I think Jordan in for Stockton improves the team. Not because Stockton isn't great.
Because Jordan's scoring value is much larger than the incremental passing value Stockton provides.
The lineup is strangely cramped. Wilt and Moses together is a lot of paint occupation. Dr. J also preferred attacking the rim.
So despite having KD, this isn't some beautifully spaced modern offense. Jordan would actually help because he's a better half-court shot creator than everyone except KD.
Looks like you're trying to create a team where every possession is efficient. But the best all-time teams aren't just efficient. They're resilient.
They need answers when the first option fails. Jordan and LeBron are arguably the two greatest "problem solvers" ever. That matters IMO.
The Rodman-for-Moses suggestion is actually more interesting.
Now you have:
- Stockton
- Dr.
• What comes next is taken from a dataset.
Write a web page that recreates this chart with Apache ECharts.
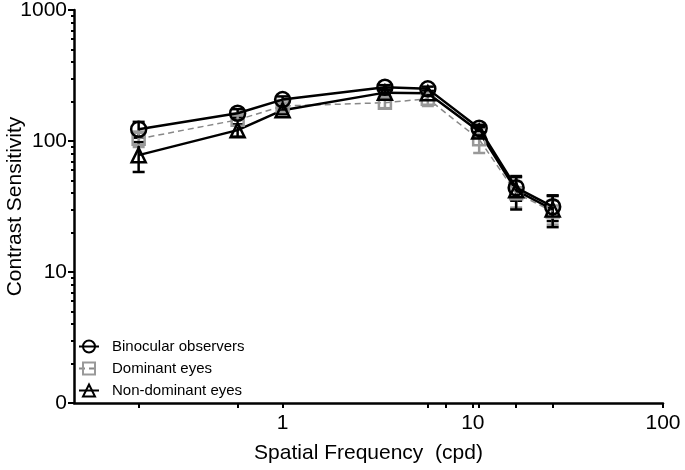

J
- KD
- Rodman
- Wilt
This lineup is weird.
The defense could be insane.
The rebounding could be insane.
But now Jordan replacing Stockton becomes even more obvious to me.
Replacing Moses with Rodman reduces the lineup's overall half-court scoring burden coverage, which makes the lack of perimeter shot creation more noticeable, which is obviously solved by adding Jordan over Stockton.
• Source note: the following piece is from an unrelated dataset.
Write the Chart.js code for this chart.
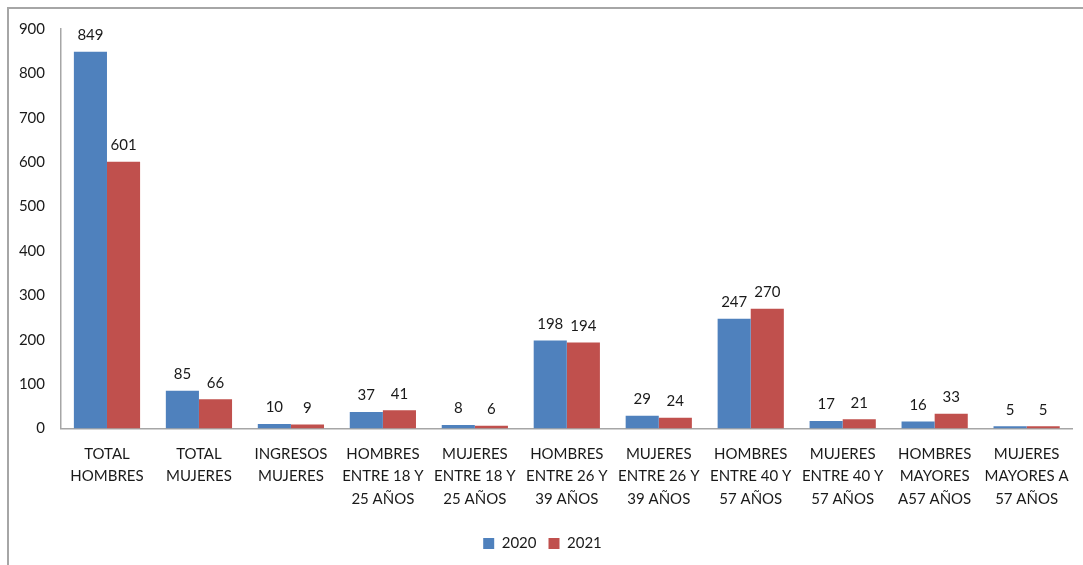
<!DOCTYPE html>
<html>
<head>
<meta charset="utf-8">
<script src="https://cdn.jsdelivr.net/npm/chart.js@4.4.0/dist/chart.umd.min.js"></script>
<style>
  html, body { margin: 0; padding: 0; background: #fff; overflow: hidden; }
  #wrap { position: relative; width: 1083px; height: 565px; }
  #frame { position: absolute; left: 7px; top: 7px; width: 1100px; height: 600px;
           border-left: 2px solid #A6A6A6; border-top: 2px solid #A6A6A6; box-sizing: border-box; }
  canvas { position: absolute; left: 0; top: 0; }
</style>
</head>
<body>
<div id="wrap">
  <div id="frame"></div>
  <canvas id="myChart" width="1083" height="565"></canvas>
</div>
<script>
const categories = [
    ['TOTAL', 'HOMBRES'],
    ['TOTAL', 'MUJERES'],
    ['INGRESOS', 'MUJERES'],
    ['HOMBRES', 'ENTRE 18 Y', '25 AÑOS'],
    ['MUJERES', 'ENTRE 18 Y', '25 AÑOS'],
    ['HOMBRES', 'ENTRE 26 Y', '39 AÑOS'],
    ['MUJERES', 'ENTRE 26 Y', '39 AÑOS'],
    ['HOMBRES', 'ENTRE 40 Y', '57 AÑOS'],
    ['MUJERES', 'ENTRE 40 Y', '57 AÑOS'],
    ['HOMBRES', 'MAYORES', 'A57 AÑOS'],
    ['MUJERES', 'MAYORES A', '57 AÑOS']
];
const values2020 = [849, 85, 10, 37, 8, 198, 29, 247, 17, 16, 5];
const values2021 = [601, 66, 9, 41, 6, 194, 24, 270, 21, 33, 5];
const yTicks = [0, 100, 200, 300, 400, 500, 600, 700, 800, 900];

const FONT = 'Lato, "Open Sans", sans-serif';
const TEXT = '#1a1a1a';

// etiquetas encima de cada barra
const valueLabels = {
    id: 'valueLabels',
    afterDatasetsDraw(chart) {
        const ctx = chart.ctx;
        ctx.save();
        ctx.font = '15px ' + FONT;
        ctx.fillStyle = TEXT;
        ctx.textAlign = 'center';
        ctx.textBaseline = 'bottom';
        chart.data.datasets.forEach((ds, i) => {
            chart.getDatasetMeta(i).data.forEach((bar, j) => {
                ctx.fillText(ds.data[j], bar.x, bar.y - 9);
            });
        });
        ctx.restore();
    }
};

const ctx = document.getElementById('myChart').getContext('2d');
const chart = new Chart(ctx, {
    type: 'bar',
    data: {
        labels: categories,
        datasets: [
            { label: '2020', data: values2020, backgroundColor: '#4F81BD' },
            { label: '2021', data: values2021, backgroundColor: '#C0504D' }
        ]
    },
    options: {
        responsive: false,
        animation: false,
        layout: { padding: { top: 29, right: 8, left: 10, bottom: 4 } },
        datasets: { bar: { categoryPercentage: 0.72, barPercentage: 1 } },
        plugins: {
            legend: {
                display: true,
                position: 'bottom',
                labels: {
                    font: { size: 15, family: FONT },
                    color: TEXT,
                    boxWidth: 11,
                    boxHeight: 11,
                    padding: 12
                }
            },
            tooltip: { enabled: false }
        },
        scales: {
            x: {
                grid: { display: false, drawTicks: false },
                border: { display: true, color: '#A6A6A6', width: 1.5 },
                ticks: { font: { size: 15, family: FONT, lineHeight: 1.5 }, color: TEXT, maxRotation: 0, autoSkip: false, padding: 14 }
            },
            y: {
                min: 0,
                max: 900,
                grid: { display: false, drawTicks: false },
                border: { display: true, color: '#A6A6A6', width: 1.5 },
                afterBuildTicks: axis => { axis.ticks = yTicks.map(v => ({ value: v })); },
                afterFit: axis => { axis.width = 51; },
                ticks: { font: { size: 15, family: FONT }, color: TEXT, padding: 16 }
            }
        }
    },
    plugins: [valueLabels]
});
</script>
</body>
</html>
Replacing Stockton with Shai Gilgeous-Alexander is actually stronger.
Now at least you have a modern scoring guard, rim pressure, and shot creation.
But then you've basically admitted the problem. You've started moving toward a player whose value proposition is closer to Jordan.
One thing I do when I evaluate these lineups is ask:
"When I add Jordan, what gets worse?"
I'm not sure anything does. Maybe assists go down. Maybe Stockton has fewer touches. But does the team become worse? I don't see it.
Likewise with LeBron. LeBron for Stockton seems like a massive upgrade.
Now you have:
- LeBron
- Dr. J
- KD
- Moses
- Wilt
and an enormous playmaking increase IMO.